Promoting Steele to Countdown host before the 2012-’13 season was ESPN’s way of looking in the mirror and correcting a problem. ESPN was right to bet on its homegrown prospect — an affable, tireless worker who has since revitalized the set.

“I’m such a huge fan,” said Mike Breen, ABC/ESPN play-by-play announcer. “She’s a tremendously hard worker. She loves the game and that’s the No.1 criteria for that job. She’s opinionated. She’s not afraid to play devil’s advocate. She’s got a great energy about her and she’s a sponge. I think the world of her.”

“I’ve just tried to be me — good, bad or ugly,” Steele said. “I’ve always been a little different, even in the way I look which is untraditional for a host role — or so I’ve been told. It’s easiest to be you.”

One of the perks of being the host of NBA Countdown is that Steele has summers off, but Steele doesn’t view it that way. She misses navigating the beats and picking up scoops — actually working alongside the players and coaches. Steele is a people person, and she loves covering the conference finals on site for this reason.

Over the summer she attended USA Basketball camp at Las Vegas. She’s traveled the country talking to players and coaches in training camp this month. Steele said she needs that interaction, and that she finds herself rooting for a common person throughout the league — the ones who are most easily misunderstand and subsequently pressed hardest by the media and fans.

“I’ve really enjoyed getting to know Russell Westbrook and I smile when people talk about who they think he is versus who he really is,” Steele said. “Chris Paul, as well. I don’t do the feature stories as much as I used to, but it’s also helpful to have that perspective. Everybody wants to say ‘Ballhog Russell Westbrook,’ but nobody was more thankful to have Kevin Durant back than Westbrook.”

One of her favorite experiences this fall was sitting down with Spurs head coach Gregg Popovich for 20 to 30 minutes.
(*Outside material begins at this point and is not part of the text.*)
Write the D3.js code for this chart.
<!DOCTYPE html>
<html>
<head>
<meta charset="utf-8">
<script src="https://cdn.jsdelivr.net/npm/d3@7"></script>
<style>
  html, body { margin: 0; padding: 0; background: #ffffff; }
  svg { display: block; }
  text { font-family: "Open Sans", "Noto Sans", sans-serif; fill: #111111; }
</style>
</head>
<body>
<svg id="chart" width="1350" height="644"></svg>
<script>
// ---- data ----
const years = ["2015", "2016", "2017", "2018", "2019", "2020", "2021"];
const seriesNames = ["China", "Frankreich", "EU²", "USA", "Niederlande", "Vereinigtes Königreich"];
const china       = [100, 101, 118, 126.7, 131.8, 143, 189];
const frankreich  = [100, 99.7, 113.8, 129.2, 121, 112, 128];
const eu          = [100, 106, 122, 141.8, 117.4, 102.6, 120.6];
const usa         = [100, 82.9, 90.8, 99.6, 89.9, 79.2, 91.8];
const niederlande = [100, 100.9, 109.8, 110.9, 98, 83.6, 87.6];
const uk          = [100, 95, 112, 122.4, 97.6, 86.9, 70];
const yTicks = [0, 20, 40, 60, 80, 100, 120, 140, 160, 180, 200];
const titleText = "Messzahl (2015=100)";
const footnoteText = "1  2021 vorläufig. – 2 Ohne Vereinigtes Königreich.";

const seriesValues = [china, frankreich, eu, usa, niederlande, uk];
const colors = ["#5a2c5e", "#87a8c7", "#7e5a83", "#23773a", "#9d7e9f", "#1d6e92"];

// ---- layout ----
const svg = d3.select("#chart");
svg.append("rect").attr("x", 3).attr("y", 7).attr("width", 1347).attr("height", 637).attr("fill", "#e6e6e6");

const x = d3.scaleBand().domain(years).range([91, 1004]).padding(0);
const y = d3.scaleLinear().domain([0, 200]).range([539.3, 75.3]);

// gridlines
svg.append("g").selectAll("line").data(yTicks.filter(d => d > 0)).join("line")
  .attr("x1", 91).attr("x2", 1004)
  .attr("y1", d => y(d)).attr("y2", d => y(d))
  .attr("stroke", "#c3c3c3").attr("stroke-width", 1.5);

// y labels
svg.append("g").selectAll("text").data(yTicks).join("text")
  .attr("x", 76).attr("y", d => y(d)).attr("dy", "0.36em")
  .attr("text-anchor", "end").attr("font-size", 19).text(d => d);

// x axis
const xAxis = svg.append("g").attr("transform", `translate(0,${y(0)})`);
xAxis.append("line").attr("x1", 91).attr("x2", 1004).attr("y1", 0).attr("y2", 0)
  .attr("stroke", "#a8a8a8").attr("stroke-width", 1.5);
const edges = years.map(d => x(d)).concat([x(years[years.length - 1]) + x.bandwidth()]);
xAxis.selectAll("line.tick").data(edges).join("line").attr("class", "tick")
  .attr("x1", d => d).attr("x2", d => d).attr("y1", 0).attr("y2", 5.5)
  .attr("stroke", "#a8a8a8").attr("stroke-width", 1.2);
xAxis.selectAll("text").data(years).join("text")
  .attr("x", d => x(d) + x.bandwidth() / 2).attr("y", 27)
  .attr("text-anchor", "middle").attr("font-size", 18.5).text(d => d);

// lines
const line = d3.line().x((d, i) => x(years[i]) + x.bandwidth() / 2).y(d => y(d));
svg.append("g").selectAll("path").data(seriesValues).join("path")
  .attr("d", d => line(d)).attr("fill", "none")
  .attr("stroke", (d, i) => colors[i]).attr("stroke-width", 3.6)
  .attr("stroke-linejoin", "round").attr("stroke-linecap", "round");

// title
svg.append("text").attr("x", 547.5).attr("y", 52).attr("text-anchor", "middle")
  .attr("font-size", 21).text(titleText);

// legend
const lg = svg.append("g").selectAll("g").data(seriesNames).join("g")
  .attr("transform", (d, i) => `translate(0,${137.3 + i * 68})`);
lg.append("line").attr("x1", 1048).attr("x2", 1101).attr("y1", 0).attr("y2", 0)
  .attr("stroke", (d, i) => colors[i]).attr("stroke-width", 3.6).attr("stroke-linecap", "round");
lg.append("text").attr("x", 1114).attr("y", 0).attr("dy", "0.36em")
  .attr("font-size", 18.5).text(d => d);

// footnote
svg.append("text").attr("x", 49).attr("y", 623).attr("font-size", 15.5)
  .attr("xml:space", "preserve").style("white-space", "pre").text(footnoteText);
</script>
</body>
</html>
She had been pushed to finally meet him by analyst and former coach P. J. Carlesimo. Steele wants to show the people she’s covering that she’s a real person too.

“I’m not some robot on television,” Steele said. “I hate it when all of media is stereotyped. There’s a lot of really good people. But sometimes I understand why they don’t like us. I enjoy when the players say, ‘Oh, you’re normal.’ Sometimes it’s a matter of shaking hands and looking people in the eyes.”
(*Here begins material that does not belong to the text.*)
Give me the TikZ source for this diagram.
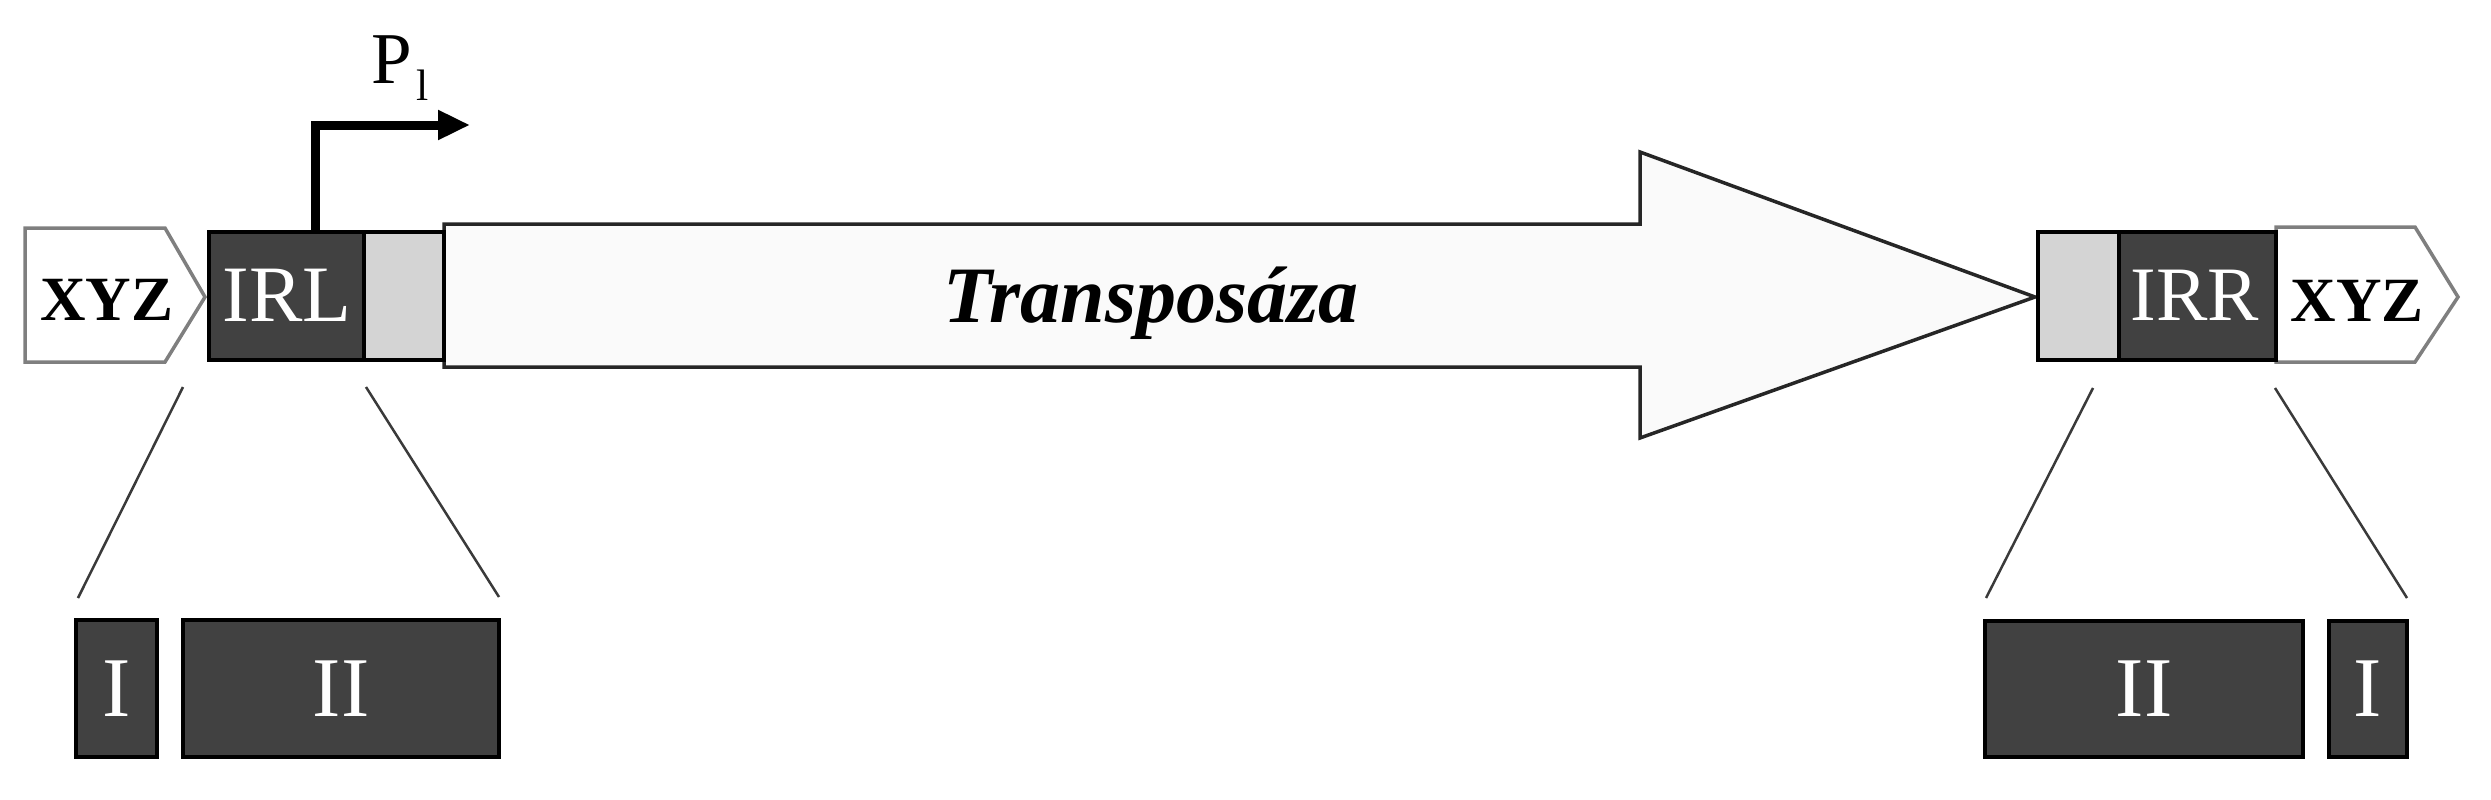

Steele maintains her objectivity on air, but her soft spot for the Pacers isn’t hard to find. She has memorized the date of Paul George’s gruesome leg injury on Aug. 1, 2014. She thinks George can be better than he was before the injury, and she cites his personal maturation — he became a father last May — as the driving force in his full recovery. If only, she said, he would give in to Larry Bird’s vision for the team.
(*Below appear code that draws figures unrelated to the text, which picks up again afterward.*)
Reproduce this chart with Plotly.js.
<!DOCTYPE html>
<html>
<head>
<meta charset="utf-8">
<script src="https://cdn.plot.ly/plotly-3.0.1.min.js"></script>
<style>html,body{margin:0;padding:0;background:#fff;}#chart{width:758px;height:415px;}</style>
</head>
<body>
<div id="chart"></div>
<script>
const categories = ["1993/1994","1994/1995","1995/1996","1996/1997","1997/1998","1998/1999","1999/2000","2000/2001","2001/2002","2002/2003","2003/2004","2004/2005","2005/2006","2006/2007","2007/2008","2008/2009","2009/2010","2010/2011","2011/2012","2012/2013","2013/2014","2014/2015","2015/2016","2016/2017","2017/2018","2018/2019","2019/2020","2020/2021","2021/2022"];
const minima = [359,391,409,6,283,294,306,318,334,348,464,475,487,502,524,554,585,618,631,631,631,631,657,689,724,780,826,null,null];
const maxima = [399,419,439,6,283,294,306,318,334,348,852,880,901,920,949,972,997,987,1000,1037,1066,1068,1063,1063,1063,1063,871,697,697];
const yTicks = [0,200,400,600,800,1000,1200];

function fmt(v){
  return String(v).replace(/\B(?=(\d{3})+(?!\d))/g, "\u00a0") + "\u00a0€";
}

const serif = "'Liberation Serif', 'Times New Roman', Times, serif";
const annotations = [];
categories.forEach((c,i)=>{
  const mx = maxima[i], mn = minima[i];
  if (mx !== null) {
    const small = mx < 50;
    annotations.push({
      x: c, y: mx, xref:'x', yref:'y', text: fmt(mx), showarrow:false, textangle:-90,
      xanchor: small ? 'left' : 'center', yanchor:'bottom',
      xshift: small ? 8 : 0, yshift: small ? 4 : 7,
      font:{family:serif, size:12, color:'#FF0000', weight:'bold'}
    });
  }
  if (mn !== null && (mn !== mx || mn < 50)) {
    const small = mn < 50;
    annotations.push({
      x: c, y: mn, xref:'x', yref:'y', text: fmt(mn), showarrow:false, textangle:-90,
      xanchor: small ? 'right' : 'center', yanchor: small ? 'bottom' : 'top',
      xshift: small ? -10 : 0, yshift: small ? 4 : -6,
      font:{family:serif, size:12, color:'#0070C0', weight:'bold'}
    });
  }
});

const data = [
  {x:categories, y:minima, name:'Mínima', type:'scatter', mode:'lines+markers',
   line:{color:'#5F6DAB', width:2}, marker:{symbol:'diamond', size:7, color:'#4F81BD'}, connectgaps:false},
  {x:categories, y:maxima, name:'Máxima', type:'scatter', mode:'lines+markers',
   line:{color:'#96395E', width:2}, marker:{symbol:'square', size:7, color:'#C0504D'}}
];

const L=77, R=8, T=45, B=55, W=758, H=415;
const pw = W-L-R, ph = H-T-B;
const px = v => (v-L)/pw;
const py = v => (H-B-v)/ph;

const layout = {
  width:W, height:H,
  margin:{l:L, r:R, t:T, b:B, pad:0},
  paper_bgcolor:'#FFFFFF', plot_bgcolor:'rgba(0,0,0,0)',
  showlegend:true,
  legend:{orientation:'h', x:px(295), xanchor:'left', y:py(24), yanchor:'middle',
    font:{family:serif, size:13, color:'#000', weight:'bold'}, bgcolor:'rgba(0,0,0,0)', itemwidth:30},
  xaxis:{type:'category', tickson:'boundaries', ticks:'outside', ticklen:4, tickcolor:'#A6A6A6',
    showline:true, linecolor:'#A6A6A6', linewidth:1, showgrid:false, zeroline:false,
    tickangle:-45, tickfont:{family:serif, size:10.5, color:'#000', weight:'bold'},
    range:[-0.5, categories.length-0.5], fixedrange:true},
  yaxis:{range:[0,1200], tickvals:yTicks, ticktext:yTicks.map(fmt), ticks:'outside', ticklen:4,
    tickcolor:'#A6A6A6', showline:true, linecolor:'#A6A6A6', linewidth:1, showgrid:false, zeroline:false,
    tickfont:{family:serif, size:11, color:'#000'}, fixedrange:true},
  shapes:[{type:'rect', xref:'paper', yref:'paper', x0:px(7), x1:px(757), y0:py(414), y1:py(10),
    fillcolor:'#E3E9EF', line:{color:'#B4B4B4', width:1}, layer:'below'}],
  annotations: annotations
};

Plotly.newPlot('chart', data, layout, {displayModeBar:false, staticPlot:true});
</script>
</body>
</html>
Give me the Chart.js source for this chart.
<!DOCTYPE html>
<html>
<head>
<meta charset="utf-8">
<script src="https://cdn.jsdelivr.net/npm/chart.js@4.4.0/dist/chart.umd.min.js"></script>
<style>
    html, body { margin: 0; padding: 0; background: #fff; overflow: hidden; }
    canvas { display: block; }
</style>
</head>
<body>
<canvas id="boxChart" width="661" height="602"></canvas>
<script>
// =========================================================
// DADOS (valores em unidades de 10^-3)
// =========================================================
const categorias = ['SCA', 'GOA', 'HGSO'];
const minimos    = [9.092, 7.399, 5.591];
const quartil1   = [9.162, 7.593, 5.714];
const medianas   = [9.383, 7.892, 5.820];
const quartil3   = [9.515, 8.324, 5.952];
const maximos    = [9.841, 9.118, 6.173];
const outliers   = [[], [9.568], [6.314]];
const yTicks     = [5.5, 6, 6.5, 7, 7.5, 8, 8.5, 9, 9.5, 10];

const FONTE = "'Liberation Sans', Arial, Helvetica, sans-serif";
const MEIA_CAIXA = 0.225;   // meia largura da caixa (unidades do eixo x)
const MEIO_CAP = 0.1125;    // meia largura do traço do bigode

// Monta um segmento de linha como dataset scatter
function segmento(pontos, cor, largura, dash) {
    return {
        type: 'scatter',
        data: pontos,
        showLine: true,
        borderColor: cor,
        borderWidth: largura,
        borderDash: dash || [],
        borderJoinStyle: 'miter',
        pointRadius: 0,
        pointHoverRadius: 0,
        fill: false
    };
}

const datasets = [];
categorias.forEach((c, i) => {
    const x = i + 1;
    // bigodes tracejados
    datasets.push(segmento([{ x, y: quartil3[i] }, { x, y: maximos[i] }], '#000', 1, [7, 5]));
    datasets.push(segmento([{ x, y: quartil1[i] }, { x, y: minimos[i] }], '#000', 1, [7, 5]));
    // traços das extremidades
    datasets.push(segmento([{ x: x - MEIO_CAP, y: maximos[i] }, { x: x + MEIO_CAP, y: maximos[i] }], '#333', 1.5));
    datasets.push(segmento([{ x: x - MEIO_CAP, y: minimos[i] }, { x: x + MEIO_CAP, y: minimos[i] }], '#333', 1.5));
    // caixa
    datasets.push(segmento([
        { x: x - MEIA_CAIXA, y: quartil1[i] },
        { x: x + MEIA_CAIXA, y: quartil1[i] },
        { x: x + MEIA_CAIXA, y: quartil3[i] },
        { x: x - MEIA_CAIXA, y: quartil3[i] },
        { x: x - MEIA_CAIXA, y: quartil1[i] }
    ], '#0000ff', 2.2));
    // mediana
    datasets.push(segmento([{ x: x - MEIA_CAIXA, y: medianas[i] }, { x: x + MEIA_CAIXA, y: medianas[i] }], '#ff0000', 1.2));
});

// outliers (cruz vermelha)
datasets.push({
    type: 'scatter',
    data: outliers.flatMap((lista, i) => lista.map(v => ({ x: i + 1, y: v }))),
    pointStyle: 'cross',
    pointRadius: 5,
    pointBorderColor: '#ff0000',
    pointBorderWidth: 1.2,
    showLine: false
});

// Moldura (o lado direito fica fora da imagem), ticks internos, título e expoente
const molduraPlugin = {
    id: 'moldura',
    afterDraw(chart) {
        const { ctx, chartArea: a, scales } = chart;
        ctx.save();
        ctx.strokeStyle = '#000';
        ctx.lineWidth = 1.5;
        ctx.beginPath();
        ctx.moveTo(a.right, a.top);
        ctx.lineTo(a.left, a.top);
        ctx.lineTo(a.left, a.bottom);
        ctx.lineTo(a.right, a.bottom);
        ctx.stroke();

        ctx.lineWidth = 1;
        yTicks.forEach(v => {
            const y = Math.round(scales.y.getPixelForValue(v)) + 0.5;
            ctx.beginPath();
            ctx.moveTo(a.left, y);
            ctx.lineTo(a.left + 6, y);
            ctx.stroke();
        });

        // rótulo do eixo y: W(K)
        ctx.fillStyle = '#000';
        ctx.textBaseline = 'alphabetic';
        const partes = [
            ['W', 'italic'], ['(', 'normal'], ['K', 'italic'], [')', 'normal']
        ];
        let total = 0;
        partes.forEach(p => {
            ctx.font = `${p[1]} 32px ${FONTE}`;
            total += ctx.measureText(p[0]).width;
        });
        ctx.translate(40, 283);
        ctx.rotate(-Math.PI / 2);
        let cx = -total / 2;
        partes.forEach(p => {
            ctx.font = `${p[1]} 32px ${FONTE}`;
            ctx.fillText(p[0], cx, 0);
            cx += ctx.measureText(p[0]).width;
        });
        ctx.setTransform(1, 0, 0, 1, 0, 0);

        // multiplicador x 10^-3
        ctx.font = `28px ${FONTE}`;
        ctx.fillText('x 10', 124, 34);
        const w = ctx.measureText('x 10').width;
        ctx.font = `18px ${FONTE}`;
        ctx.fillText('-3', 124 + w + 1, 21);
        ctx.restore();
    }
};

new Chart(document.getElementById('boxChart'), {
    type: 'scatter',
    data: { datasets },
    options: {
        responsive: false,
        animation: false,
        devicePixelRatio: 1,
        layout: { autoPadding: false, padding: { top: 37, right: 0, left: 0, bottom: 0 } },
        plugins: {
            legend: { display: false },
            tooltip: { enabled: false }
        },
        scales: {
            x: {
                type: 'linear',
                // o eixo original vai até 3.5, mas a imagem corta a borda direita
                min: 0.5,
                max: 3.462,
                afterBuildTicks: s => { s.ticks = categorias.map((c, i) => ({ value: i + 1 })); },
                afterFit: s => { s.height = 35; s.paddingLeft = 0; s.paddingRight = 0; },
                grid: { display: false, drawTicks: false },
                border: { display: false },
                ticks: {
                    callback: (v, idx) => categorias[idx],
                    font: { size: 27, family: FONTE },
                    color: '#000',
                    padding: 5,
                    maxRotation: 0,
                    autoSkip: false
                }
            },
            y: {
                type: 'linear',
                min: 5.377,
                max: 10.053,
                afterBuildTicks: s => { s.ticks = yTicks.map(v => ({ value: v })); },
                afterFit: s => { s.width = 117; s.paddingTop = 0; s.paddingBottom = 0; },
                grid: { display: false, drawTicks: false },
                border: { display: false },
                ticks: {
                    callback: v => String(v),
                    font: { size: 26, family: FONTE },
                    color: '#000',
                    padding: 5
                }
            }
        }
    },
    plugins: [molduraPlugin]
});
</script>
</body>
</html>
“Paul is a great kid,” Steele said. “I think it’s interesting he’s been so vocal (about being moved to power forward). I don’t like it. Come on, Paul, let’s buy in. It’s a way different team. And it’s really Paul’s team now. I think he feels some pressure… and he wants to be in the best position and feel comfortable. But he needs to trust Larry.”

Her Pacers battled LeBron James’ Miami Heat teams in three consecutive postseasons, including the 2013 and 2014 East Finals, the latter coming in Steele’s first season with Countdown. James was at the height of his powers, of course, and despite their best efforts, the Pacers never toppled the Heat. But Steele believes the rivalry brought something special out of James, and the annual rumble, pinning one of the league’s prominent markets against one of its proudest cities, was great for James and the NBA.

“I wonder if that’s what LeBron would say, that it was a turning point in his career,” she said. “I just remember saying, ‘Damn it, it’s over.’ You love to see greatness. We’re pretty lucky to be covering this sport at this particular time.”

Steele’s career, like so many in her field, has been about good timing. Here she is, the face of ESPN’s NBA coverage, and a prominent example of ESPN’s willingness to give creative people of either gender and any color a chance. The NBA is a cash cow for everyone affiliated; ESPN and Turner Sports both renewed their TV deals with the Association for staggering figures through 2014-’25. As NBA Countdown breaks ground on its third season with Steele manning the controls, and with one of the most highly anticipated seasons in NBA history on the horizon, ESPN must appreciate the stability Steele has supplied its studio show.